Other versions of the story give the date of the experiment
as October 28, 1943. In this version, Eldridge not only became invisible but
disappeared from the area and teleported to Norfolk, Virginia, over 200 miles
(320 km) away. It is claimed that Eldridge sat for some time given men
aboard the ship SS Andrew Furuseth, whereupon Eldridge vanished and then
reappeared in Philadelphia at the site it had originally occupied.
Many versions of the tale include descriptions of serious
side effects for the crew. Some crew members were said to have been physically
fused to bulkheads while others suffered from mental disorders, some
re-materialized inside out, and still others vanished. It is also claimed that
the ship's crew may have been subjected to brainwashing to maintain the secrecy
of the experiment.
Evidence and research
The historian Mike Dash notes that many authors who
publicized the "Philadelphia
Experiment" story after that of Jessup appeared to have conducted
little or no research of their own. Through the late 1970s, for example,
Allende/Allen was often described as mysterious and difficult to locate, but
Goerman determined Allende/Allen's identity after only a few telephone calls.
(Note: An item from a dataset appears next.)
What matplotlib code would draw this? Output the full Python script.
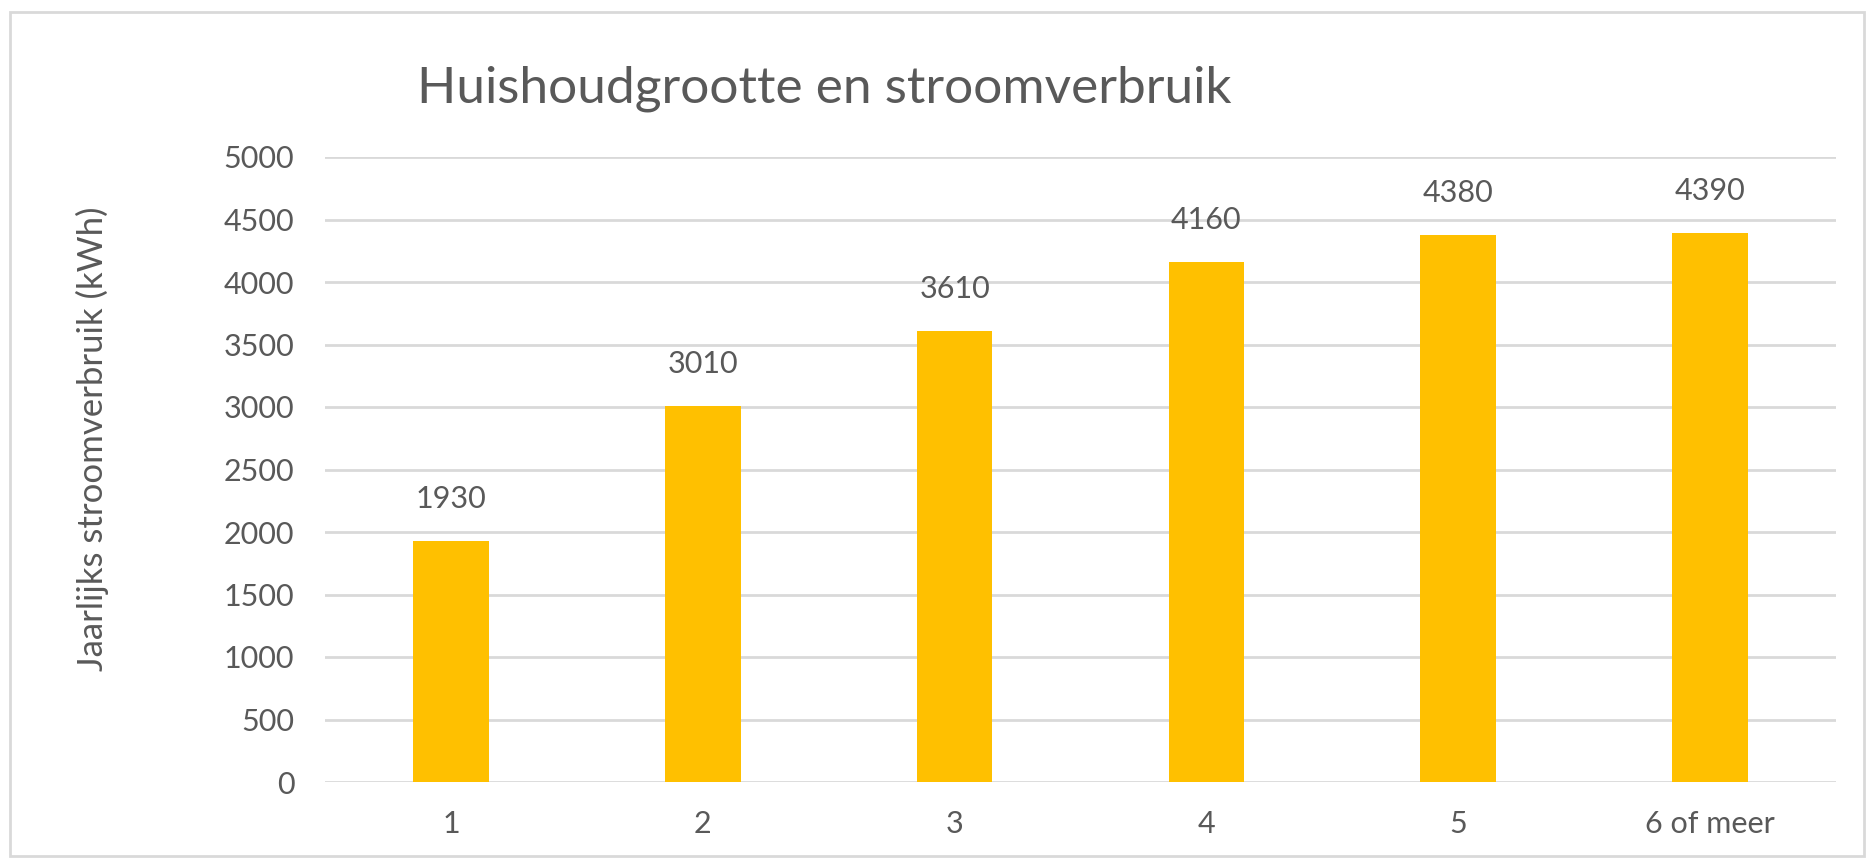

Others speculate that much of the key literature emphasizes
dramatic embellishment rather than pertinent research. Berlitz's and Moore's
account of the story (The Philadelphia Experiment: Project Invisibility)
claimed to include factual information, such as transcripts of an interview
with a scientist involved in the experiment, but their work has also been
criticized for plagiarizing key story elements from the novel Thin Air which
was published a year earlier.
Misunderstanding of
documented naval experiments
Personnel at the Fourth Naval District have suggested that
the alleged event was a misunderstanding of routine research during World War
II at the Philadelphia Naval Shipyard. One theory is that "the foundation for the apocryphal stories arose from degaussing
experiments which have the effect of making a ship undetectable or 'invisible'
to magnetic mines." Another possible origin of the stories about
levitation, teleportation, and effects on human crew might be attributed to
experiments with the generating plant of the destroyer USS Timmerman (DD-828),
wherein a higher-frequency generator produced corona discharges, although none
of the crew reported suffering effects from the experiment.
Observers have argued that it is inappropriate to grant
credence to an unusual story promoted by one individual in the absence of
corroborating evidence. Robert Goerman wrote in Fate magazine in 1980, that "Carlos Allende"/"Carl
Allen", who is said to have corresponded with Jessup, was Carl
Meredith Allen of New Kensington, Pennsylvania, who had an established history
of psychiatric illness and who may have fabricated the primary history of the
experiment as a result of his mental illness. Goerman later realized that Allen
was a family friend and "a creative
and imaginative loner ... sending bizarre writings and claims".
Timeline
inconsistencies
The USS Eldridge was not commissioned until August 27, 1943,
and it remained in port in New York City until September 1943. The October
experiment allegedly took place while the ship was on its first shakedown
cruise in the Bahamas, although proponents of the story claim that the ship's
logs might have been falsified or else still are classified. An alternative
explanation is that the USS Hammann (DE-131) was actually used rather than the
USS Eldridge as the USS Hammann arrived in the shipyard on October 20, 1943.
The Office of Naval Research (ONR) stated in September 1996,
"ONR has never conducted
investigations on radar invisibility, either in 1943 or at any other
time." Pointing out that the ONR was not established until 1946, it
denounces the accounts of "The
Philadelphia Experiment" as complete "science fiction".
A reunion of Navy veterans who had served aboard USS
Eldridge told a Philadelphia newspaper in April 1999 that their ship had never
made port in Philadelphia. Further evidence discounting the Philadelphia
Experiment timeline comes from USS Eldridge’s complete World War II action
report, including the remarks section of the 1943 deck log, available on
microfilm.
Alternative
explanations
Researcher Jacques Vallée describes a procedure on board the USS
Engstrom, which was docked alongside the Eldridge in 1943. The operation
involved the generation of a powerful electromagnetic field on board the ship
to deperm or degauss it, to render the ship
undetectable or "invisible"
to magnetically fused undersea mines and torpedoes. This system was invented by
a Canadian, Charles F. Goodeve, when he held the rank of commander in the Royal
Canadian Naval Volunteer Reserve, and the Royal Navy and other navies used it
widely during World War II.
British ships of the era often included such degaussing
systems built into the upper decks (the conduits are still visible on the deck
of HMS Belfast in London, for example). Degaussing is still used today.
However, it has no effect on visible light or radar. Vallée speculates that
accounts of USS Engstrom's degaussing might have been garbled and confabulated
in subsequent retellings and that these accounts may have influenced the story
of "The Philadelphia Experiment".
Vallée cites a veteran who served on board USS Engstrom and
who suggests it might have traveled from Philadelphia to Norfolk and back again
in a single day at a time when merchant ships could not, by use of the
Chesapeake & Delaware Canal and the Chesapeake Bay, which at the time was open
only to naval vessels. Use of that channel was kept quiet: German submarines
had ravaged shipping along the East Coast during Operation Drumbeat, and thus
military ships unable to protect themselves were secretly moved via canals to
avoid the threat.
The same veteran claims to be the man that Allende witnessed
"disappearing" at a bar. He
claims that when a fight broke out, friendly barmaids whisked him out of the
bar before the police arrived because he was underage for drinking. They then
covered for him by claiming that he had disappeared.